А потом я заметила в одном углу почти скрытое в толпе лицо в белой шелковой маске, увенчанной султаном из перьев, в прорезях которой виднелись глаза Клариссы Виго. Эти-то глаза и убедили: я ничего себе не вообразила. На меня был нацелен тот же пристальный, злобный взгляд сверкающих глаз, исполненных жаждой мести и ненавистью, а еще ужасающим злорадством. Эти глаза, казалось, уставились прямо на меня, чуть ли не в душу заглядывали, и одновременно указывали на что-то. Как могли они смотреть в два места разом?..
Я проследила за их взглядом. И увидела.
В одной из гондол, ближе к краю, стоял мужчина в черном плаще и шляпе-треуголке. Стоял меж двух других, чьи лица полностью закрывали маски. Один держал его за руку, другой словно бы подталкивал вперед. Черная вода рябила под слегка покачивавшейся гондолой. Голова мужчины была обращена ко мне. Выражение его мертвенно-бледного лица внушало ужас — сплошной страх и отчаянная мольба. Он старался вырваться. Молил о спасении. Он не хотел оставаться в гондоле рядом с теми, другими.
Ошибиться не представлялось возможным: это мой муж, — но когда я видела венецианскую картину в последний раз, его на ней не было, в этом я не сомневалась, как в самой себе. Мой муж оказался на полотне, написанном за двести лет до наших дней. Я тронула холст пальцем, но нет, он был чист и сух. Никаких признаков, что в последнее время здесь что-то было дописано или изменено, и я больше не чувствовала замаха масляной краски, столь едкого всего несколько мгновений назад.
Потрясенная, истерзанная болезнью и горем, я бессильно присела в этой сумрачной комнатушке. Случившееся не поддавалось объяснению, но я знала: это происки злой силы — и понимала, кто несет за это ответ. И все же не было в этом никакого смысла. До сих пор никакого смысла нет.
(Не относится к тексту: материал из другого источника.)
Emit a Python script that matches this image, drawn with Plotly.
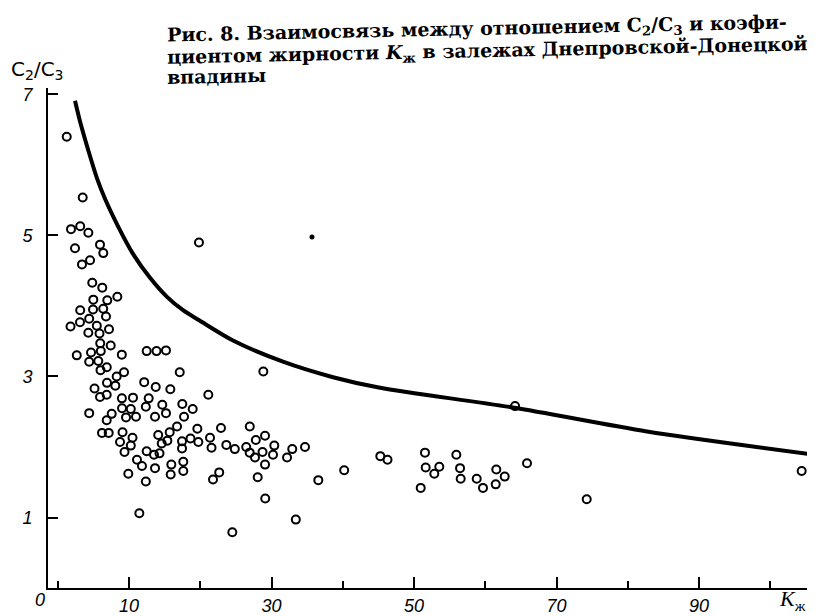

Одно я действительно поняла, с каким-то даже облегчением: Лоренс мертв. Как бы, где бы и что бы ни случилось — мертв, будь он «заживо похоронен» на этой картине или в Большом канале. До той поры я — вопреки здравому смыслу — надеялась, что настанет день и я получу весточку с сообщением, что он жив. Теперь эта надежда умерла.
Дальнейшее я помню слабо. Должно быть, отыскала дорогу к своей комнате и легла, но на следующий день проснулась с этой самой картиной перед глазами и заставила себя вернуться и еще раз взглянуть на нее. Ничего не изменилось. В дневном свете, сочившемся сквозь тяжелые занавески, я увидела картину там, где оставила, и лицо мужа — все так же обращенное ко мне и молящее о помощи.